Further, throughout the whole book, the unicorns are told that the way to do magic is to believe in it and ‘follow one’s heart’. This advice works for all the unicorns - believing in magic allows them to do magic. However, the final take-home message is that the best magic of all is believing in oneself. An admirable message no doubt, but not one that the story actually demonstrates. In addition, by 2018 no children’s story should be without gender diversity to make the story as inclusive as possible. While this story of magical unicorns may be targeted at girls, there is no reason that some of the unicorns couldn’t be male (or for the author to leave out gendered pronouns altogether).
The artwork is a mixture of felted unicorns alongside drawings of the forest and other animals.
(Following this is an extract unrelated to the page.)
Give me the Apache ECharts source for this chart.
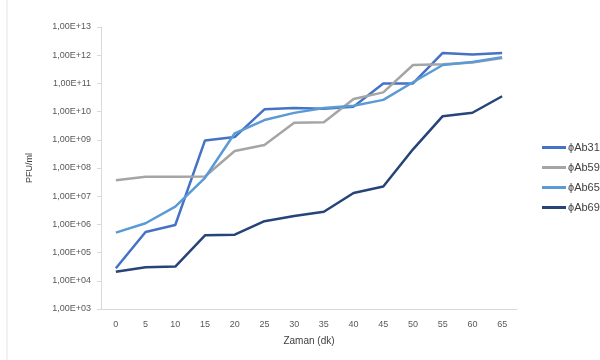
<!DOCTYPE html>
<html>
<head>
<meta charset="utf-8">
<script src="https://cdn.jsdelivr.net/npm/echarts@6/dist/echarts.min.js"></script>
<style>
  html, body { margin: 0; padding: 0; background: #fff; }
  #chart { width: 600px; height: 360px; }
</style>
</head>
<body>
<div id="chart"></div>
<script>
// time points (min)
var zaman = ['0', '5', '10', '15', '20', '25', '30', '35', '40', '45', '50', '55', '60', '65']

// PFU/ml
var ab31 = [2.8e4, 5.4e5, 9.5e5, 9.5e8, 1.25e9, 1.2e10, 1.35e10, 1.25e10, 1.5e10, 1.0e11, 1.0e11, 1.2e12, 1.05e12, 1.2e12]
var ab59 = [3.7e7, 4.9e7, 4.9e7, 5.0e7, 4.0e8, 6.5e8, 4.0e9, 4.2e9, 2.8e10, 4.8e10, 4.5e11, 4.8e11, 5.5e11, 7.9e11]
var ab65 = [5.1e5, 1.1e6, 4.3e6, 4.5e7, 1.7e9, 5.0e9, 9.0e9, 1.35e10, 1.6e10, 2.6e10, 1.1e11, 4.5e11, 5.7e11, 8.5e11]
var ab69 = [2.1e4, 3.0e4, 3.2e4, 4.1e5, 4.3e5, 1.3e6, 2.0e6, 2.8e6, 1.3e7, 2.2e7, 4.6e8, 6.9e9, 9.1e9, 3.5e10]

var names = ['ϕAb31', 'ϕAb59', 'ϕAb65', 'ϕAb69']
var colors = ['#4472C4', '#A5A5A5', '#5B9BD5', '#264478']

// y tick labels, Excel style
function expLabel (v) {
  var e = Math.round(Math.log10(v))
  return '1,00E+' + (e < 10 ? '0' + e : e)
}

var chart = echarts.init(document.getElementById('chart'))

function line (name, data, color) {
  return {
    name: name,
    type: 'line',
    data: data,
    symbol: 'none',
    lineStyle: { width: 2.5, color: color },
    itemStyle: { color: color }
  }
}

var option = {
  animation: false,
  textStyle: { fontFamily: 'Liberation Sans, Arial, sans-serif' },
  graphic: [{
    type: 'line',
    shape: { x1: 7, y1: 0, x2: 7, y2: 360 },
    style: { stroke: '#e3e3e3', lineWidth: 1 }
  }],
  grid: { left: 101, right: 83, top: 27, bottom: 51 },
  legend: {
    orient: 'vertical',
    left: 537,
    top: 137,
    itemGap: 9,
    itemWidth: 24,
    itemHeight: 3,
    icon: 'rect',
    data: names,
    textStyle: { color: '#404040', fontSize: 11, padding: [0, 0, 0, -3] }
  },
  xAxis: {
    type: 'category',
    data: zaman,
    name: 'Zaman (dk)',
    nameLocation: 'middle',
    nameGap: 27,
    nameTextStyle: { color: '#404040', fontSize: 10 },
    axisLine: { lineStyle: { color: '#d9d9d9', width: 1 } },
    axisTick: { show: false },
    axisLabel: { color: '#595959', fontSize: 9, margin: 11 }
  },
  yAxis: {
    type: 'log',
    logBase: 10,
    min: 1e3,
    max: 1e13,
    name: 'PFU/ml',
    nameLocation: 'middle',
    nameGap: 67,
    nameRotate: 90,
    nameTextStyle: { color: '#404040', fontSize: 9 },
    axisLine: { show: true, lineStyle: { color: '#d9d9d9' } },
    axisTick: { show: true, length: 4, lineStyle: { color: '#d9d9d9' } },
    splitLine: { show: false },
    axisLabel: { color: '#595959', fontSize: 9, margin: 10, formatter: expLabel }
  },
  series: [
    line(names[0], ab31, colors[0]),
    line(names[1], ab59, colors[1]),
    line(names[2], ab65, colors[2]),
    line(names[3], ab69, colors[3])
  ]
}

chart.setOption(option)
</script>
</body>
</html>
The overall pictures are fairly basic - the felted unicorns are just posed differently on each page alongside simple backgrounds. Ultimately, because there are so many amazing children’s books available these days, books that have storylines that are compelling, inclusive, and make structural sense, Unicorn Magic just doesn’t make the cut.
Mê-Linh Lê is a librarian in Winnipeg, Manitoba, with three young children who are as equally obsessed with books as she is.